There is no greater love than to lay down your life for your friends.

             John 15:13 

Sr. Nicole Marie, OLS

This passage has always described for me my desire to love Jesus by laying down my life for Him and others. But I was not living that life as a child. After 6th grade, my family left the church, and after that, my greatest priority was “success”. However, when I was in 10th grade, one of the youngest teachers at my high school died suddenly. This shook the way I viewed the world, my own life, and my goals. At that point, though, I wasn’t even praying, so I didn’t know what to think or believe.

One of my best friends was bold enough to talk to me about Jesus and our earthly mission to lay down our lives for Him. I knew I wanted to live what he was describing with my whole heart, but I didn’t establish a relationship with Christ until I entered college.  I could get confirmed and a Bible study to learn more about Christ in the scriptures, but I was still struggling with the orientation of my heart. It was torn between wanting to be “successful” in the world’s eyes and living for Christ. I would go to mass and attend Bible study, but afterwards, I lived selfishly. 
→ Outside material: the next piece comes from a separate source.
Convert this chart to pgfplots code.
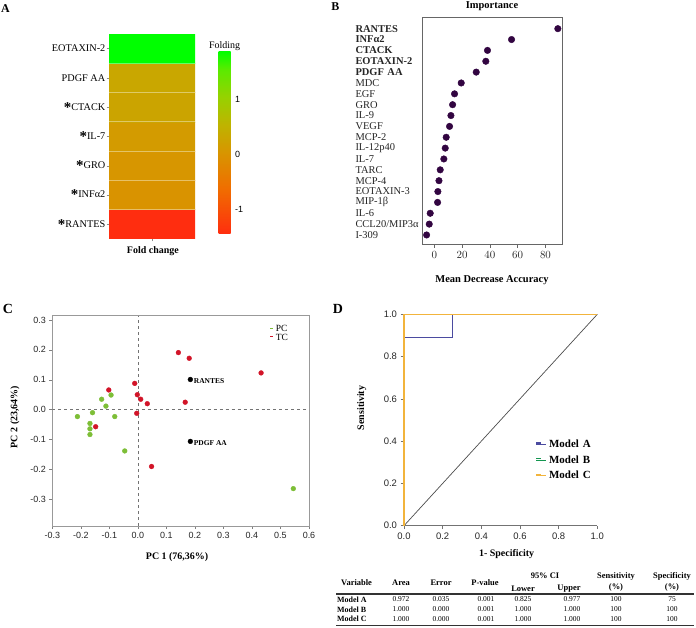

This pattern didn’t last, though, because halfway through college, I began to feel empty and directionless. One day, I felt impelled to go to the chapel in our Newman Center and started praying the rosary. Through tears, I saw who I had become and recommitted myself to Christ.

I can trace the discovery of my vocation to Mary because, less than a year later, I began to think of consecrating myself to the Lord. I saw photos of sisters, and I thought, “That’s the life I wanted to live!” For me, I wanted to lay down my whole life. Even after reorienting my life and devoting myself to prayer, I knew I wanted more.  I started attending spiritual direction, and in my discernment, I realized this desire wasn’t coming from me. God was calling me to religious life.

I am grateful to have found a home in the Sisters of Our Lady of Sorrows. I found a home in Blessed Elisabetta’s words and the charism. I do not doubt in my mind that I am where the Lord wants me to be.